But on Sunday night, they died together in their house in Napa, Calif., when a wind-whipped wildfire engulfed the property, causing the roof to cave in and the windows to explode, leaving the couple trapped inside.
“The only thing worse would have been if one survived without the other,” a granddaughter, Ruby Gibney, told KTVU.
Some 25,000 people have been forced to evacuate, and more than 2,000 buildings have been destroyed in the flames that state fire officials said spread at an “unprecedented speed.”
The inferno simply moved too quickly for the couple to escape.
Their caregiver tried to rescue the elderly couple, who had been sleeping, and managed to get Sara into a wheelchair — but ultimately ran out of time, their son, Mike, told the Times.
“The caregiver called me and said that there was fire everywhere,” their other son, Chuck, told NBC Bay Area. “I said just get those guys out on the street, and before she knew it, the roof was caving in and all that, so it was very fast. Very fast.”
“She went down to get my father and all the windows started to explode and [there was] smoke and heat and all that everywhere,” Chuck added. “She just couldn’t find them.”
The caregiver “was barely able to get out in time and wasn’t able to get to them,” Napa County Sheriff’s Sgt. Mark Foster told the East Bay Times.
Charles managed to fight through the intense heat and smoke in the house, and almost made it to his wife’s side, Chuck told the NBC affiliate.
He found their remains near each other on Monday.

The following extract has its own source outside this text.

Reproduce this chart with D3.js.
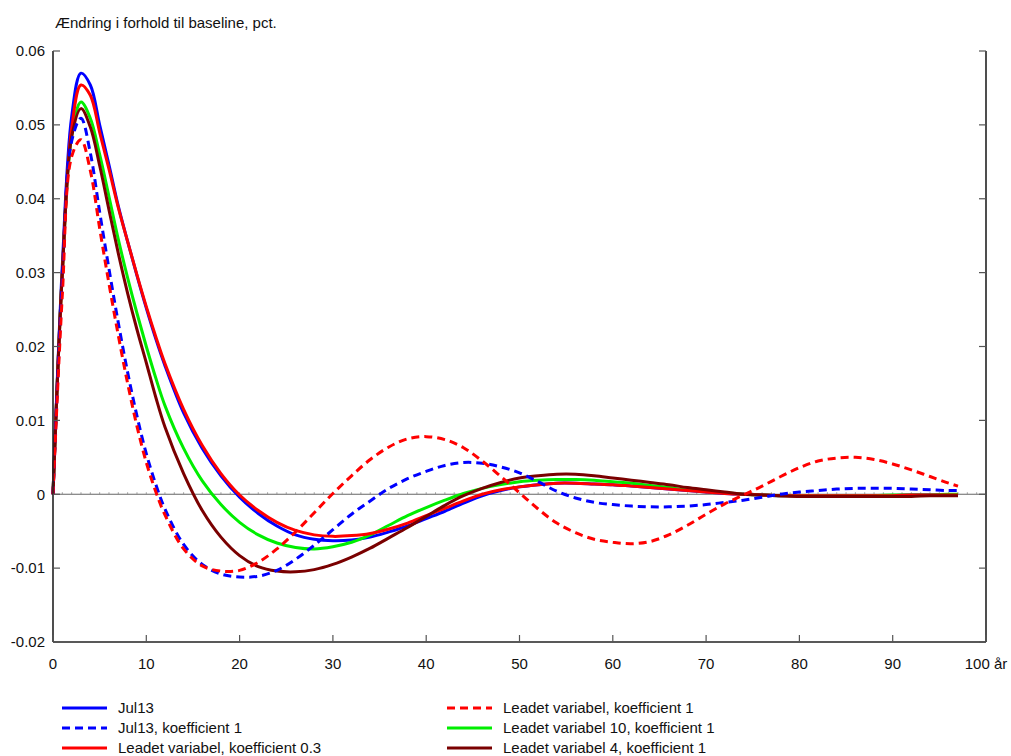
<!DOCTYPE html>
<html><head><meta charset="utf-8">
<script src="https://cdn.jsdelivr.net/npm/d3@7"></script>
<style>
body{margin:0;background:#fff;}
text{font-family:"Liberation Sans",Arial,sans-serif;fill:#111;}
</style></head>
<body><svg id="c" width="1011" height="756"></svg>
<script>
const years = [0,1,2,3,4,5,6,7,8,9,10,11,12,14,16,18,20,22,24,26,28,30,32,34,36,38,40,42,44,46,48,50,52,54,56,58,60,62,64,66,68,70,72,74,76,78,80,82,84,86,88,90,92,94,96,97];

const jul13 = [0,0.031,0.0511,0.0570,0.0554,0.0500,0.0446,0.0390,0.0342,0.0296,0.0252,0.0211,0.0174,0.0110,0.0062,0.0025,-0.0004,-0.0026,-0.0043,-0.0055,-0.0061,-0.0063,-0.0062,-0.0058,-0.0051,-0.0043,-0.0033,-0.0023,-0.0012,-0.0002,0.0005,0.0010,0.0013,0.0015,0.0015,0.0014,0.0013,0.0011,0.0009,0.0007,0.0005,0.0003,0.0001,0.0000,-0.0001,-0.0002,-0.0002,-0.0002,-0.0002,-0.0002,-0.0002,-0.0002,-0.0001,-0.0001,-0.0001,-0.0001];

const jul13Koef1 = [0,0.029,0.0478,0.0509,0.0462,0.0382,0.0305,0.0232,0.0165,0.0106,0.0055,0.0014,-0.0020,-0.0068,-0.0095,-0.0108,-0.0112,-0.0111,-0.0103,-0.0088,-0.0069,-0.0048,-0.0027,-0.0009,0.0008,0.0021,0.0031,0.0039,0.0043,0.0042,0.0037,0.0029,0.0017,0.0004,-0.0005,-0.0011,-0.0014,-0.0016,-0.0017,-0.0017,-0.0016,-0.0014,-0.0011,-0.0008,-0.0004,0.0000,0.0003,0.0005,0.0007,0.0008,0.0008,0.0008,0.0007,0.0006,0.0005,0.0005];

const leadKoef03 = [0,0.030,0.0495,0.0554,0.0540,0.0490,0.0440,0.0388,0.0342,0.0297,0.0254,0.0214,0.0177,0.0115,0.0066,0.0028,-0.0001,-0.0022,-0.0038,-0.0049,-0.0055,-0.0057,-0.0056,-0.0053,-0.0047,-0.0039,-0.0029,-0.0019,-0.0009,0.0000,0.0006,0.0010,0.0013,0.0015,0.0015,0.0014,0.0013,0.0011,0.0009,0.0007,0.0005,0.0003,0.0001,0.0000,-0.0001,-0.0002,-0.0002,-0.0002,-0.0002,-0.0002,-0.0002,-0.0002,-0.0001,-0.0001,-0.0001,-0.0001];

const leadKoef1 = [0,0.027,0.0457,0.0480,0.0438,0.0360,0.0285,0.0215,0.0150,0.0092,0.0043,0.0004,-0.0028,-0.0074,-0.0097,-0.0104,-0.0103,-0.0092,-0.0074,-0.0051,-0.0025,0.0001,0.0025,0.0047,0.0064,0.0075,0.0078,0.0074,0.0063,0.0045,0.0024,0.0002,-0.0020,-0.0039,-0.0052,-0.0061,-0.0065,-0.0067,-0.0064,-0.0055,-0.0042,-0.0027,-0.0013,-0.0001,0.0011,0.0024,0.0036,0.0045,0.0049,0.0050,0.0047,0.0041,0.0033,0.0024,0.0015,0.0011];

const lead10Koef1 = [0,0.030,0.0485,0.0531,0.0509,0.0460,0.0403,0.0345,0.0293,0.0245,0.0200,0.0158,0.0120,0.0062,0.0018,-0.0014,-0.0038,-0.0055,-0.0066,-0.0072,-0.0074,-0.0071,-0.0065,-0.0055,-0.0042,-0.0029,-0.0018,-0.0008,0.0001,0.0008,0.0013,0.0017,0.0019,0.0020,0.0020,0.0019,0.0017,0.0015,0.0012,0.0009,0.0006,0.0004,0.0002,0.0000,-0.0001,-0.0002,-0.0002,-0.0002,-0.0002,-0.0002,-0.0002,-0.0001,-0.0001,-0.0001,0.0000,0.0000];

const lead4Koef1 = [0,0.030,0.0484,0.0522,0.0497,0.0445,0.0385,0.0326,0.0272,0.0223,0.0178,0.0132,0.0091,0.0028,-0.0022,-0.0058,-0.0083,-0.0098,-0.0104,-0.0105,-0.0102,-0.0095,-0.0085,-0.0073,-0.0059,-0.0045,-0.0030,-0.0015,-0.0002,0.0008,0.0016,0.0022,0.0025,0.0027,0.0027,0.0025,0.0022,0.0019,0.0016,0.0013,0.0009,0.0006,0.0003,0.0000,-0.0001,-0.0002,-0.0003,-0.0003,-0.0003,-0.0003,-0.0003,-0.0003,-0.0003,-0.0002,-0.0002,-0.0002];

const xTicks = [0,10,20,30,40,50,60,70,80,90,100];
const xTickLabels = ["0","10","20","30","40","50","60","70","80","90","100 år"];
const yTicks = [0.06,0.05,0.04,0.03,0.02,0.01,0,-0.01,-0.02];
const yTickLabels = ["0.06","0.05","0.04","0.03","0.02","0.01","0","-0.01","-0.02"];
const title = "Ændring i forhold til baseline, pct.";

const series = [
  {name:"Jul13", values:jul13, color:"#0000ff", dash:null},
  {name:"Jul13, koefficient 1", values:jul13Koef1, color:"#0000ff", dash:"8,5"},
  {name:"Leadet variabel, koefficient 0.3", values:leadKoef03, color:"#ff0000", dash:null},
  {name:"Leadet variabel, koefficient 1", values:leadKoef1, color:"#ff0000", dash:"8,5"},
  {name:"Leadet variabel 10, koefficient 1", values:lead10Koef1, color:"#00ee00", dash:null},
  {name:"Leadet variabel 4, koefficient 1", values:lead4Koef1, color:"#7a0000", dash:null}
];
const drawOrder = [0,4,2,5,1,3];

const svg = d3.select("#c");
const L=53, R=986, T=51, B=642;
const x = d3.scaleLinear().domain([0,100]).range([L,R]);
const y = d3.scaleLinear().domain([-0.02,0.06]).range([B,T]);

// title
svg.append("text").attr("x",55).attr("y",28).attr("font-size",15).text(title);

// zero line with minor ticks
const zg = svg.append("g");
zg.append("line").attr("x1",x(0)).attr("x2",x(100)).attr("y1",y(0)).attr("y2",y(0))
  .attr("stroke","#666").attr("stroke-width",1.2);
zg.selectAll("line.m").data(d3.range(1,100)).join("line").attr("class","m")
  .attr("x1",d=>x(d)).attr("x2",d=>x(d)).attr("y1",y(0)).attr("y2",y(0)-2)
  .attr("stroke","#888").attr("stroke-width",0.8);

// lines
const line = d3.line().x((d,i)=>x(years[i])).y(d=>y(d)).curve(d3.curveCatmullRom.alpha(0.5));
drawOrder.forEach(k=>{
  const s = series[k];
  svg.append("path").attr("d",line(s.values)).attr("fill","none")
    .attr("stroke",s.color).attr("stroke-width",3)
    .attr("stroke-linejoin","miter")
    .attr("stroke-dasharray",s.dash);
});

// axes frame
const ax = svg.append("g").attr("stroke","#222").attr("stroke-width",1.6);
ax.append("line").attr("x1",L).attr("x2",L).attr("y1",T).attr("y2",B);
ax.append("line").attr("x1",R).attr("x2",R).attr("y1",T).attr("y2",B);
ax.append("line").attr("x1",L).attr("x2",R).attr("y1",B).attr("y2",B);

// ticks
const tg = svg.append("g").attr("stroke","#555").attr("stroke-width",1.2);
yTicks.forEach(v=>{
  tg.append("line").attr("x1",L).attr("x2",L+7).attr("y1",y(v)).attr("y2",y(v));
  tg.append("line").attr("x1",R).attr("x2",R-7).attr("y1",y(v)).attr("y2",y(v));
});
xTicks.forEach(v=>{
  tg.append("line").attr("x1",x(v)).attr("x2",x(v)).attr("y1",B).attr("y2",B-7);
});

// tick labels
svg.selectAll("text.yl").data(yTicks).join("text").attr("class","yl")
  .attr("x",45).attr("y",d=>y(d)).attr("dy","0.35em").attr("text-anchor","end")
  .attr("font-size",15).text((d,i)=>yTickLabels[i]);
svg.selectAll("text.xl").data(xTicks).join("text").attr("class","xl")
  .attr("x",d=>x(d)).attr("y",669).attr("text-anchor","middle")
  .attr("font-size",15).text((d,i)=>xTickLabels[i]);

// legend
const legendPos = [[0,0],[0,1],[0,2],[1,0],[1,1],[1,2]];
series.forEach((s,j)=>{
  const [c,r] = legendPos[j];
  const lx = c===0 ? 62 : 447;
  const ly = 708 + r*20;
  svg.append("line").attr("x1",lx).attr("x2",lx+45).attr("y1",ly).attr("y2",ly)
    .attr("stroke",s.color).attr("stroke-width",3).attr("stroke-dasharray",s.dash);
  svg.append("text").attr("x",lx+56).attr("y",ly).attr("dy","0.35em")
    .attr("font-size",15).text(s.name);
});
</script></body></html>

Charles, also known as Peach, graduated from the University of Wisconsin with a degree in mechanical engineering in 1939, and went on to serve in the Army Corps of Engineers during World War II, according to the Napa Valley Register.
After the war, he worked at a tire and rubber company, and a manufacturing company.
Sarah, called “the Queen” by Charles, also graduated from the University of Wisconsin and was an avid bridge player and a homemaker, taking care of the family of five children.
On Tuesday, the couple’s sons, Chuck and Mike, searched through the charred remnants of their parents’ house, which they had called home for 35 years.
Not much remained, other than faint signs of where the front door had been, and a charred heap of what used to be the garage and an old Lexus, Mike told the Times.